## INSTRUCTION
Hand back each line, unchanged, from the top down to the line where "const reactivePre = [0, 0, 0.02, 0.035, 0.04, 0.04];" sits.

::::::::

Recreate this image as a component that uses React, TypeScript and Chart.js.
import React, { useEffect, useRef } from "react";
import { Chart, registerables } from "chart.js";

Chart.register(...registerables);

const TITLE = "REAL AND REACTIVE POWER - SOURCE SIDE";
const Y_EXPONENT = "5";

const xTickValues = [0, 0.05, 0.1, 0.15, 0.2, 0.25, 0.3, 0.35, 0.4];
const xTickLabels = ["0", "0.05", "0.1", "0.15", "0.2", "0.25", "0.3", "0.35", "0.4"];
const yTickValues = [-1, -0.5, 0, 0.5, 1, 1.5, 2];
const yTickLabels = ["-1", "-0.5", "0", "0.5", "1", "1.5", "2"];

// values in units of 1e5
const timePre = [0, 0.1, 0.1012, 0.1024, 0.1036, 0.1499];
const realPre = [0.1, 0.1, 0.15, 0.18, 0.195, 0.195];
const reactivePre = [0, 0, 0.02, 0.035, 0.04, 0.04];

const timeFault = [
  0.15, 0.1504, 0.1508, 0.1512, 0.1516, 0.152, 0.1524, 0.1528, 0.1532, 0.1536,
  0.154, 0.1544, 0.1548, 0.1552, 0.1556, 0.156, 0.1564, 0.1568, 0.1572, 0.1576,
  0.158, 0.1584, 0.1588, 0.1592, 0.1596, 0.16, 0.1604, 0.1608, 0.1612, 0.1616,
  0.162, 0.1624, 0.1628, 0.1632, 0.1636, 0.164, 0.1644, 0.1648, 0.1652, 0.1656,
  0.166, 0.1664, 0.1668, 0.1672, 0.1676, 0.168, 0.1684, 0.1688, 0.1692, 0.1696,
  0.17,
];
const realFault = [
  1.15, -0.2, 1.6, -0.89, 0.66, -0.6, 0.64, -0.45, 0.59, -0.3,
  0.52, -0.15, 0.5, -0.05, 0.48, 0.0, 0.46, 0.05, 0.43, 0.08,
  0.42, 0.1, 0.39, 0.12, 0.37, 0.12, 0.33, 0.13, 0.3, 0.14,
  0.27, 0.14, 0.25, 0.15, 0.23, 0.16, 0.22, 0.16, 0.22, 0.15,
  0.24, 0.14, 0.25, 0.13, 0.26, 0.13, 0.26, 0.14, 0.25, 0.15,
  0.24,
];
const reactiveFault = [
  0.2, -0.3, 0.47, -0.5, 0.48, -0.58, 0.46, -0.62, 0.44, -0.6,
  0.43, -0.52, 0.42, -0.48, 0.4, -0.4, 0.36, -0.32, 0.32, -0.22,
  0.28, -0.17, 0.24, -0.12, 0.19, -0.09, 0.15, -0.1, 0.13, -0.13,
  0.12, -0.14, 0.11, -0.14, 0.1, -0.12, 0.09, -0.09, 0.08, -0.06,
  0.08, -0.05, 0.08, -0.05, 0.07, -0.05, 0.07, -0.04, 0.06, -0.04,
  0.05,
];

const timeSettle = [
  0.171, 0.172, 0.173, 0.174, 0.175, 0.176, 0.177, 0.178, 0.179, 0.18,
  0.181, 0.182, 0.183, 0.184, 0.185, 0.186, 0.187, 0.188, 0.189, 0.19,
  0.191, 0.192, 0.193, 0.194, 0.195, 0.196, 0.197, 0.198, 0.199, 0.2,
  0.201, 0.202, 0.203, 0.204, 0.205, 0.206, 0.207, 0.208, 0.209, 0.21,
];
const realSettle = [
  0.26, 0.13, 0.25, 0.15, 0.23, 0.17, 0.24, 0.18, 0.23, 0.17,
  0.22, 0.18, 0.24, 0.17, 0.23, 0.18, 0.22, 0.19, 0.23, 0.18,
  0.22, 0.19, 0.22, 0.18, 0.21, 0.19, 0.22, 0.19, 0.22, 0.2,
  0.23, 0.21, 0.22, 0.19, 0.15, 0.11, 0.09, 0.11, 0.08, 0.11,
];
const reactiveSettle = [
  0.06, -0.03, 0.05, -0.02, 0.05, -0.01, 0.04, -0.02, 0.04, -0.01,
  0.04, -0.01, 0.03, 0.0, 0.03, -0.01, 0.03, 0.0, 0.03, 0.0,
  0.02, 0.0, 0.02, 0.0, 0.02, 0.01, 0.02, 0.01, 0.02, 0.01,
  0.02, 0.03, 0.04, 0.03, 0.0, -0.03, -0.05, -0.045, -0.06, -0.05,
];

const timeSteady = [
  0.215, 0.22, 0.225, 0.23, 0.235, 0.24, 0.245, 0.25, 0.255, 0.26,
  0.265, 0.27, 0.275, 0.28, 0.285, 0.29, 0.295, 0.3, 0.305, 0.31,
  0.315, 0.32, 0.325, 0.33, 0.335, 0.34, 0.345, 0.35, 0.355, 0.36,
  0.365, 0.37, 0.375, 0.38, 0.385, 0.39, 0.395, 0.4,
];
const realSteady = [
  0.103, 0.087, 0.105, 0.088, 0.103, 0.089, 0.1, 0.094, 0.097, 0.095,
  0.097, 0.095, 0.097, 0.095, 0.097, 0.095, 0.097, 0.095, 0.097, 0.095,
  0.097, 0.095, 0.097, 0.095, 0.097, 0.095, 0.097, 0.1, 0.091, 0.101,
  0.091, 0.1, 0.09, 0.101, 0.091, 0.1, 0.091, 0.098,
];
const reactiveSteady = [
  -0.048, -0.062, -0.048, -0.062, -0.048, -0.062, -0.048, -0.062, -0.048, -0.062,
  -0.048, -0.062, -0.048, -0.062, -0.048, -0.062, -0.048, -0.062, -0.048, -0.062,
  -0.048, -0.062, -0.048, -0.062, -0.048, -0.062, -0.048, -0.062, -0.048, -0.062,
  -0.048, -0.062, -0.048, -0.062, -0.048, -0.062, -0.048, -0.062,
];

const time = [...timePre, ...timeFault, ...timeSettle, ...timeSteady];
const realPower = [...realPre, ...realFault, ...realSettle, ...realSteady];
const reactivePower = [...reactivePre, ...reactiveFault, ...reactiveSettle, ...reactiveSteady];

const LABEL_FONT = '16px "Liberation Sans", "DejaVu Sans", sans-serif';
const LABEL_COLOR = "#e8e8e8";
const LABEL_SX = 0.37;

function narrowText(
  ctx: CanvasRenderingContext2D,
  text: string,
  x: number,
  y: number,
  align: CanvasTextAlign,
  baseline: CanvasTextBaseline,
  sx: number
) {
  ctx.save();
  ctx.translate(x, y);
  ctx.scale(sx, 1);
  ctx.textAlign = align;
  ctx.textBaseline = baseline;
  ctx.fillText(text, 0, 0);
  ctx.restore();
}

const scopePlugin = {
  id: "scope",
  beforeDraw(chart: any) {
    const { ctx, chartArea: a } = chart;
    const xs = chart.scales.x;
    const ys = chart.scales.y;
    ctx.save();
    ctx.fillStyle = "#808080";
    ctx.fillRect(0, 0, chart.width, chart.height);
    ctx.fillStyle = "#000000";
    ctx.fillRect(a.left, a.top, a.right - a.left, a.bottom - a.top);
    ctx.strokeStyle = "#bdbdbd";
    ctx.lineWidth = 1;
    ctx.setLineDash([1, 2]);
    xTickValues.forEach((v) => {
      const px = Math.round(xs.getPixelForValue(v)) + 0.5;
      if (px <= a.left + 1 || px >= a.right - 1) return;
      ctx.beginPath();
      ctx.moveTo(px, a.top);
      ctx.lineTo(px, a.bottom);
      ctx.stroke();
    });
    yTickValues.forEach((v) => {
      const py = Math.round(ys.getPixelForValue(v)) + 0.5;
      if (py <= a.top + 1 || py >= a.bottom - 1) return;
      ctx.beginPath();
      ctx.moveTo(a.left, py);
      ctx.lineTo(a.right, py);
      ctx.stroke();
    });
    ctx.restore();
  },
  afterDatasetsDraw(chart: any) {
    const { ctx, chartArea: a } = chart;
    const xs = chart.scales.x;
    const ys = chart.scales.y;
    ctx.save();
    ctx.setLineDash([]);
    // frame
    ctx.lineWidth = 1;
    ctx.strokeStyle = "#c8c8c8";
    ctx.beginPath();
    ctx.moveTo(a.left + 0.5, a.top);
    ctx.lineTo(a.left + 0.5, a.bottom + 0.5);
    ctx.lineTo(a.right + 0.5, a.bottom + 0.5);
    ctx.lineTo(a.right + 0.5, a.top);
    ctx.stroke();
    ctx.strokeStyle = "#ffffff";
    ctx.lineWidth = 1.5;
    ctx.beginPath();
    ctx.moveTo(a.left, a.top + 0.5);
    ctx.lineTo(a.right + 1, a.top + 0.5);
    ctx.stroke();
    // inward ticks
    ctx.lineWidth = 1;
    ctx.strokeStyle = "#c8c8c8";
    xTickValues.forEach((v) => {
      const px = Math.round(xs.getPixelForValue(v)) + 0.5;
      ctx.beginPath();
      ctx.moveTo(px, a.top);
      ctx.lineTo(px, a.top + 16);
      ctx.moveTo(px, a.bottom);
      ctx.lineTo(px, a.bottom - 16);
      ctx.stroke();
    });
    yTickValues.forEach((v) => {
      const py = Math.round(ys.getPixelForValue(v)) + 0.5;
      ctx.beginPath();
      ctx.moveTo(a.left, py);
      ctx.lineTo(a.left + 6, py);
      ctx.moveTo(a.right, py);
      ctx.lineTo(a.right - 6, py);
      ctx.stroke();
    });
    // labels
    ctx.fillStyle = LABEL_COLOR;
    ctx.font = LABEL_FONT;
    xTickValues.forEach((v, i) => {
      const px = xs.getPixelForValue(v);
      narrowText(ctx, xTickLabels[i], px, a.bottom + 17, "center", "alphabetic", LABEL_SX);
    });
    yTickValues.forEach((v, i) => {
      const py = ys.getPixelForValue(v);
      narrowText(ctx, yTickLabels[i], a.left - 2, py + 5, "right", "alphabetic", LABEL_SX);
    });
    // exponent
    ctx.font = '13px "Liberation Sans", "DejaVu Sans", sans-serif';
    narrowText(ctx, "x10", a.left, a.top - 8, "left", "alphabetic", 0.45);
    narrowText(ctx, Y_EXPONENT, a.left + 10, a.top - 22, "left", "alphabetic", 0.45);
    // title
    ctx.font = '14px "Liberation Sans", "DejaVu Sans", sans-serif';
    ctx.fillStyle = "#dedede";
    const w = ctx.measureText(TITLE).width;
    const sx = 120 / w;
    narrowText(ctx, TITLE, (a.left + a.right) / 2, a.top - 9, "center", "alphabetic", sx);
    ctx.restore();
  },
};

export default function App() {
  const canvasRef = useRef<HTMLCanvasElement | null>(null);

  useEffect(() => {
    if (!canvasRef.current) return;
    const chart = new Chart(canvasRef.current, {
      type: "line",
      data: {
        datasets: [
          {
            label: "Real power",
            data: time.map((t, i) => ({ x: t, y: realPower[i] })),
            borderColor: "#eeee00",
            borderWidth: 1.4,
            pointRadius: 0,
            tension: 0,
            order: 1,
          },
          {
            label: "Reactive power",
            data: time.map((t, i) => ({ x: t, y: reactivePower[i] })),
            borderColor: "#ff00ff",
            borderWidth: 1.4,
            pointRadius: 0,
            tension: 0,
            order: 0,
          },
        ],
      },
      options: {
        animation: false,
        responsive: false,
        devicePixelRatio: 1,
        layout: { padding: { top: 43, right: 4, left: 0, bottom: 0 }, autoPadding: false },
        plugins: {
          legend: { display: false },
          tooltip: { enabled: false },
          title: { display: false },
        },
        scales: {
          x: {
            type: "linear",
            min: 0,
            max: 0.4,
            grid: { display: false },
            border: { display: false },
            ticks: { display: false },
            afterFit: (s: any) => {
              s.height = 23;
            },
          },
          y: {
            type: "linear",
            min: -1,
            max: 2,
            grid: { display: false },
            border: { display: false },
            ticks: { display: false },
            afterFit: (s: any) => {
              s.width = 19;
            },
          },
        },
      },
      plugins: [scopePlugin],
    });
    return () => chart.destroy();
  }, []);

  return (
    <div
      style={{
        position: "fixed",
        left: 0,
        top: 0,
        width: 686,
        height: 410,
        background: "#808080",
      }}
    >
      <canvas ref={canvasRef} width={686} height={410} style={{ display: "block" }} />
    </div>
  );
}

::::::::

## SOLUTION
Recreate this image as a component that uses React, TypeScript and Chart.js.
import React, { useEffect, useRef } from "react";
import { Chart, registerables } from "chart.js";

Chart.register(...registerables);

const TITLE = "REAL AND REACTIVE POWER - SOURCE SIDE";
const Y_EXPONENT = "5";

const xTickValues = [0, 0.05, 0.1, 0.15, 0.2, 0.25, 0.3, 0.35, 0.4];
const xTickLabels = ["0", "0.05", "0.1", "0.15", "0.2", "0.25", "0.3", "0.35", "0.4"];
const yTickValues = [-1, -0.5, 0, 0.5, 1, 1.5, 2];
const yTickLabels = ["-1", "-0.5", "0", "0.5", "1", "1.5", "2"];

// values in units of 1e5
const timePre = [0, 0.1, 0.1012, 0.1024, 0.1036, 0.1499];
const realPre = [0.1, 0.1, 0.15, 0.18, 0.195, 0.195];
const reactivePre = [0, 0, 0.02, 0.035, 0.04, 0.04];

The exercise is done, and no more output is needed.